> [CHALLENGE]:
Only the pictures are omitted; repeat all other data exactly.

> [AVAILABLE DATA]:
* begin *

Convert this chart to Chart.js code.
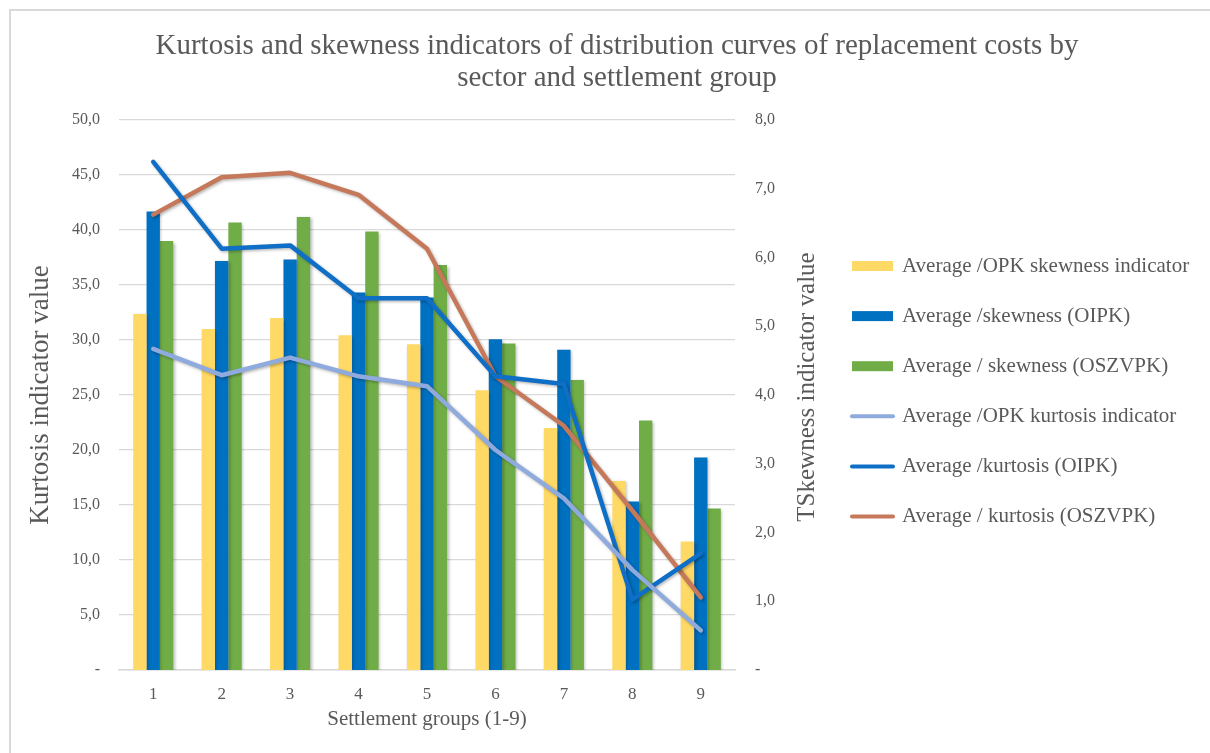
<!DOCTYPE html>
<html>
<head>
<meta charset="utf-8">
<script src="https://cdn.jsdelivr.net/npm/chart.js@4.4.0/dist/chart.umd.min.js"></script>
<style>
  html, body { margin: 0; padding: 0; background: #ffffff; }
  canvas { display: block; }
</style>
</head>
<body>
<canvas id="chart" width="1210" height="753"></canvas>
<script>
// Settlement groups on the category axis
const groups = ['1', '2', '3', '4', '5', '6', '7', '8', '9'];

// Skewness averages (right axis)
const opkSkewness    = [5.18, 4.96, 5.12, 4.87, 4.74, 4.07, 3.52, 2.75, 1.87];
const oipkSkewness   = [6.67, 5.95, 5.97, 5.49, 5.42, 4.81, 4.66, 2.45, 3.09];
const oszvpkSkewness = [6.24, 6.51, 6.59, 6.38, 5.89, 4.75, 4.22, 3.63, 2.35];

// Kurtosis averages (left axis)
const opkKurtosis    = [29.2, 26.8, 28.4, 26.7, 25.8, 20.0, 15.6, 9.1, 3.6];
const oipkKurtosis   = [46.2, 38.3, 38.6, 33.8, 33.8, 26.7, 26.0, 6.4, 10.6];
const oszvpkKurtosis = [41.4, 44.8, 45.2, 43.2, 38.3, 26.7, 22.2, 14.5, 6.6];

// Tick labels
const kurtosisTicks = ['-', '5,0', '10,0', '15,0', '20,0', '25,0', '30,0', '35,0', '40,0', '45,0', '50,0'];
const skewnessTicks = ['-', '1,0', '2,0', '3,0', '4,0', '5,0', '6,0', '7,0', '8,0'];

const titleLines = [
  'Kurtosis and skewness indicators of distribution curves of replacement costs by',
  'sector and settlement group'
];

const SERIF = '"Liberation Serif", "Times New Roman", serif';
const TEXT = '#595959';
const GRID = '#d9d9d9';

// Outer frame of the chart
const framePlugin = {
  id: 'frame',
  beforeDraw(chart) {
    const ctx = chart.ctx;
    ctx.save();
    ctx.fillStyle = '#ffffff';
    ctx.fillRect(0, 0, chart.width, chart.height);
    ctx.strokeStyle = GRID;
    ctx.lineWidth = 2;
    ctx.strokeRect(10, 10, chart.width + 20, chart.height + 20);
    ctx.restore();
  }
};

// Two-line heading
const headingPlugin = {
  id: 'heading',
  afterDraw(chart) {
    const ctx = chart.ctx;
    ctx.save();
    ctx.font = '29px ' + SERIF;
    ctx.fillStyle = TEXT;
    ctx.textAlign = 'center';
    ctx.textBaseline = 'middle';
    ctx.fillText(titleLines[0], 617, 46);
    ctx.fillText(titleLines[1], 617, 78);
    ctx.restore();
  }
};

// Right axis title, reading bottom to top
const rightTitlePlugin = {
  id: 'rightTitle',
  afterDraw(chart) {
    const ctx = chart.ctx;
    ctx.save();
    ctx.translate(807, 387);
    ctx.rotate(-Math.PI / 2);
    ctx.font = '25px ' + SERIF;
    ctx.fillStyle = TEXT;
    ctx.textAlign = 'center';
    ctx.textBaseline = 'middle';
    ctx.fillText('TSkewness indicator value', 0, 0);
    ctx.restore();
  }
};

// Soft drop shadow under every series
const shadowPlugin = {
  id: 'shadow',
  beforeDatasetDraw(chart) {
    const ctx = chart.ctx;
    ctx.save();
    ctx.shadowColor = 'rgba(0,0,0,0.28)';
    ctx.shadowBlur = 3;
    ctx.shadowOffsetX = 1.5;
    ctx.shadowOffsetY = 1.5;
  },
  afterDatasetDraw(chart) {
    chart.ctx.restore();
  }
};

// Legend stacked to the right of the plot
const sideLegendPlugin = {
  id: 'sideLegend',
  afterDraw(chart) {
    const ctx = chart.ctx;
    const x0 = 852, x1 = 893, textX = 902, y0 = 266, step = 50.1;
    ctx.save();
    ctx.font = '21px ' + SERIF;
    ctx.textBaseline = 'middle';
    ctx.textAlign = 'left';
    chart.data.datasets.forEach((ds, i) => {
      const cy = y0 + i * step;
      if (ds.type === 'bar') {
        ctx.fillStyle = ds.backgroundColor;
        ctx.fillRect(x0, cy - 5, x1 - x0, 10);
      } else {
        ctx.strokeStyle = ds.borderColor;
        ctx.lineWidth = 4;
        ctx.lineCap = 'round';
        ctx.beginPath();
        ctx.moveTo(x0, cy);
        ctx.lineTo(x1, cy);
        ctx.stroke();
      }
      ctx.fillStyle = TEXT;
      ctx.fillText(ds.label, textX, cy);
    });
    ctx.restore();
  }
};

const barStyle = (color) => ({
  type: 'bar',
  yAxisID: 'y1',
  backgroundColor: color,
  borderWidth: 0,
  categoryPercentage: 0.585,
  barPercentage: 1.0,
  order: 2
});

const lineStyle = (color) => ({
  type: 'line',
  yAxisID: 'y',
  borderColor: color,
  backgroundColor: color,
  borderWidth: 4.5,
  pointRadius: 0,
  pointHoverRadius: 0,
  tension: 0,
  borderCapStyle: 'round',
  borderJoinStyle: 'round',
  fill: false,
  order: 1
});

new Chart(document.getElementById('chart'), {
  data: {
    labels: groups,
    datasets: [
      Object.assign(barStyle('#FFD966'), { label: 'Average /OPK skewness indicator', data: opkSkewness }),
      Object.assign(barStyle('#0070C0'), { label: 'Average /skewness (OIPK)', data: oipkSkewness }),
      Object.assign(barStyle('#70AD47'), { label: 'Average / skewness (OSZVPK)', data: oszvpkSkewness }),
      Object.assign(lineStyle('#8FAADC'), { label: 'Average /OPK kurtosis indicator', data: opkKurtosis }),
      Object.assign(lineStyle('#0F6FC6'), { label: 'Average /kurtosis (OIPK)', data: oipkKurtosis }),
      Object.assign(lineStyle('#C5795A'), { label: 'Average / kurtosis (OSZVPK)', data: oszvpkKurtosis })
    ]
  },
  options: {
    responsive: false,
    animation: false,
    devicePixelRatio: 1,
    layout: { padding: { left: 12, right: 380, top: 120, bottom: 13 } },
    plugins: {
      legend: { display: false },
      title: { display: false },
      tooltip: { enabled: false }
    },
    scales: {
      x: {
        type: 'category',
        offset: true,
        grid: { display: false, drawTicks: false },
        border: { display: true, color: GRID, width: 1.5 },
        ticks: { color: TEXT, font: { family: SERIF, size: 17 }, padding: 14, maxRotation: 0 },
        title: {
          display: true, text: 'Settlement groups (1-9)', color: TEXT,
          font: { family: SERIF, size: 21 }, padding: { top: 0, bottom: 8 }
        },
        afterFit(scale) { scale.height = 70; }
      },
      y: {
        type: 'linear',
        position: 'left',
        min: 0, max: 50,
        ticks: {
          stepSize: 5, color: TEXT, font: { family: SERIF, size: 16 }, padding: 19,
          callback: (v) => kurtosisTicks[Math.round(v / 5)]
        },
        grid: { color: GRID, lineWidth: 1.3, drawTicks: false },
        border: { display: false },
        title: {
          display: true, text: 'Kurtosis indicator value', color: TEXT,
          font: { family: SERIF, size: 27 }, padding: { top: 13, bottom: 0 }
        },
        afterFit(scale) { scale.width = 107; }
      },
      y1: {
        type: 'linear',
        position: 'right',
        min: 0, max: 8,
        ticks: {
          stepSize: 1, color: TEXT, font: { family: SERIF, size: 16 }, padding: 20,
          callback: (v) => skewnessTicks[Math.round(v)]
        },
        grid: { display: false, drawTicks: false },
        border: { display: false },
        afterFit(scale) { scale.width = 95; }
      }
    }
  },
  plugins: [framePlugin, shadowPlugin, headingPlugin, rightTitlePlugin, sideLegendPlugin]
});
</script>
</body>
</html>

* end *

> [RESPONSE TO THE EXERCISE]:
Convert this chart to Chart.js code.
<!DOCTYPE html>
<html>
<head>
<meta charset="utf-8">
<script src="https://cdn.jsdelivr.net/npm/chart.js@4.4.0/dist/chart.umd.min.js"></script>
<style>
  html, body { margin: 0; padding: 0; background: #ffffff; }
  canvas { display: block; }
</style>
</head>
<body>
<canvas id="chart" width="1210" height="753"></canvas>
<script>
// Settlement groups on the category axis
const groups = ['1', '2', '3', '4', '5', '6', '7', '8', '9'];

// Skewness averages (right axis)
const opkSkewness    = [5.18, 4.96, 5.12, 4.87, 4.74, 4.07, 3.52, 2.75, 1.87];
const oipkSkewness   = [6.67, 5.95, 5.97, 5.49, 5.42, 4.81, 4.66, 2.45, 3.09];
const oszvpkSkewness = [6.24, 6.51, 6.59, 6.38, 5.89, 4.75, 4.22, 3.63, 2.35];

// Kurtosis averages (left axis)
const opkKurtosis    = [29.2, 26.8, 28.4, 26.7, 25.8, 20.0, 15.6, 9.1, 3.6];
const oipkKurtosis   = [46.2, 38.3, 38.6, 33.8, 33.8, 26.7, 26.0, 6.4, 10.6];
const oszvpkKurtosis = [41.4, 44.8, 45.2, 43.2, 38.3, 26.7, 22.2, 14.5, 6.6];

// Tick labels
const kurtosisTicks = ['-', '5,0', '10,0', '15,0', '20,0', '25,0', '30,0', '35,0', '40,0', '45,0', '50,0'];
const skewnessTicks = ['-', '1,0', '2,0', '3,0', '4,0', '5,0', '6,0', '7,0', '8,0'];

const titleLines = [
  'Kurtosis and skewness indicators of distribution curves of replacement costs by',
  'sector and settlement group'
];

const SERIF = '"Liberation Serif", "Times New Roman", serif';
const TEXT = '#595959';
const GRID = '#d9d9d9';

// Outer frame of the chart
const framePlugin = {
  id: 'frame',
  beforeDraw(chart) {
    const ctx = chart.ctx;
    ctx.save();
    ctx.fillStyle = '#ffffff';
    ctx.fillRect(0, 0, chart.width, chart.height);
    ctx.strokeStyle = GRID;
    ctx.lineWidth = 2;
    ctx.strokeRect(10, 10, chart.width + 20, chart.height + 20);
    ctx.restore();
  }
};

// Two-line heading
const headingPlugin = {
  id: 'heading',
  afterDraw(chart) {
    const ctx = chart.ctx;
    ctx.save();
    ctx.font = '29px ' + SERIF;
    ctx.fillStyle = TEXT;
    ctx.textAlign = 'center';
    ctx.textBaseline = 'middle';
    ctx.fillText(titleLines[0], 617, 46);
    ctx.fillText(titleLines[1], 617, 78);
    ctx.restore();
  }
};

// Right axis title, reading bottom to top
const rightTitlePlugin = {
  id: 'rightTitle',
  afterDraw(chart) {
    const ctx = chart.ctx;
    ctx.save();
    ctx.translate(807, 387);
    ctx.rotate(-Math.PI / 2);
    ctx.font = '25px ' + SERIF;
    ctx.fillStyle = TEXT;
    ctx.textAlign = 'center';
    ctx.textBaseline = 'middle';
    ctx.fillText('TSkewness indicator value', 0, 0);
    ctx.restore();
  }
};

// Soft drop shadow under every series
const shadowPlugin = {
  id: 'shadow',
  beforeDatasetDraw(chart) {
    const ctx = chart.ctx;
    ctx.save();
    ctx.shadowColor = 'rgba(0,0,0,0.28)';
    ctx.shadowBlur = 3;
    ctx.shadowOffsetX = 1.5;
    ctx.shadowOffsetY = 1.5;
  },
  afterDatasetDraw(chart) {
    chart.ctx.restore();
  }
};

// Legend stacked to the right of the plot
const sideLegendPlugin = {
  id: 'sideLegend',
  afterDraw(chart) {
    const ctx = chart.ctx;
    const x0 = 852, x1 = 893, textX = 902, y0 = 266, step = 50.1;
    ctx.save();
    ctx.font = '21px ' + SERIF;
    ctx.textBaseline = 'middle';
    ctx.textAlign = 'left';
    chart.data.datasets.forEach((ds, i) => {
      const cy = y0 + i * step;
      if (ds.type === 'bar') {
        ctx.fillStyle = ds.backgroundColor;
        ctx.fillRect(x0, cy - 5, x1 - x0, 10);
      } else {
        ctx.strokeStyle = ds.borderColor;
        ctx.lineWidth = 4;
        ctx.lineCap = 'round';
        ctx.beginPath();
        ctx.moveTo(x0, cy);
        ctx.lineTo(x1, cy);
        ctx.stroke();
      }
      ctx.fillStyle = TEXT;
      ctx.fillText(ds.label, textX, cy);
    });
    ctx.restore();
  }
};

const barStyle = (color) => ({
  type: 'bar',
  yAxisID: 'y1',
  backgroundColor: color,
  borderWidth: 0,
  categoryPercentage: 0.585,
  barPercentage: 1.0,
  order: 2
});

const lineStyle = (color) => ({
  type: 'line',
  yAxisID: 'y',
  borderColor: color,
  backgroundColor: color,
  borderWidth: 4.5,
  pointRadius: 0,
  pointHoverRadius: 0,
  tension: 0,
  borderCapStyle: 'round',
  borderJoinStyle: 'round',
  fill: false,
  order: 1
});

new Chart(document.getElementById('chart'), {
  data: {
    labels: groups,
    datasets: [
      Object.assign(barStyle('#FFD966'), { label: 'Average /OPK skewness indicator', data: opkSkewness }),
      Object.assign(barStyle('#0070C0'), { label: 'Average /skewness (OIPK)', data: oipkSkewness }),
      Object.assign(barStyle('#70AD47'), { label: 'Average / skewness (OSZVPK)', data: oszvpkSkewness }),
      Object.assign(lineStyle('#8FAADC'), { label: 'Average /OPK kurtosis indicator', data: opkKurtosis }),
      Object.assign(lineStyle('#0F6FC6'), { label: 'Average /kurtosis (OIPK)', data: oipkKurtosis }),
      Object.assign(lineStyle('#C5795A'), { label: 'Average / kurtosis (OSZVPK)', data: oszvpkKurtosis })
    ]
  },
  options: {
    responsive: false,
    animation: false,
    devicePixelRatio: 1,
    layout: { padding: { left: 12, right: 380, top: 120, bottom: 13 } },
    plugins: {
      legend: { display: false },
      title: { display: false },
      tooltip: { enabled: false }
    },
    scales: {
      x: {
        type: 'category',
        offset: true,
        grid: { display: false, drawTicks: false },
        border: { display: true, color: GRID, width: 1.5 },
        ticks: { color: TEXT, font: { family: SERIF, size: 17 }, padding: 14, maxRotation: 0 },
        title: {
          display: true, text: 'Settlement groups (1-9)', color: TEXT,
          font: { family: SERIF, size: 21 }, padding: { top: 0, bottom: 8 }
        },
        afterFit(scale) { scale.height = 70; }
      },
      y: {
        type: 'linear',
        position: 'left',
        min: 0, max: 50,
        ticks: {
          stepSize: 5, color: TEXT, font: { family: SERIF, size: 16 }, padding: 19,
          callback: (v) => kurtosisTicks[Math.round(v / 5)]
        },
        grid: { color: GRID, lineWidth: 1.3, drawTicks: false },
        border: { display: false },
        title: {
          display: true, text: 'Kurtosis indicator value', color: TEXT,
          font: { family: SERIF, size: 27 }, padding: { top: 13, bottom: 0 }
        },
        afterFit(scale) { scale.width = 107; }
      },
      y1: {
        type: 'linear',
        position: 'right',
        min: 0, max: 8,
        ticks: {
          stepSize: 1, color: TEXT, font: { family: SERIF, size: 16 }, padding: 20,
          callback: (v) => skewnessTicks[Math.round(v)]
        },
        grid: { display: false, drawTicks: false },
        border: { display: false },
        afterFit(scale) { scale.width = 95; }
      }
    }
  },
  plugins: [framePlugin, shadowPlugin, headingPlugin, rightTitlePlugin, sideLegendPlugin]
});
</script>
</body>
</html>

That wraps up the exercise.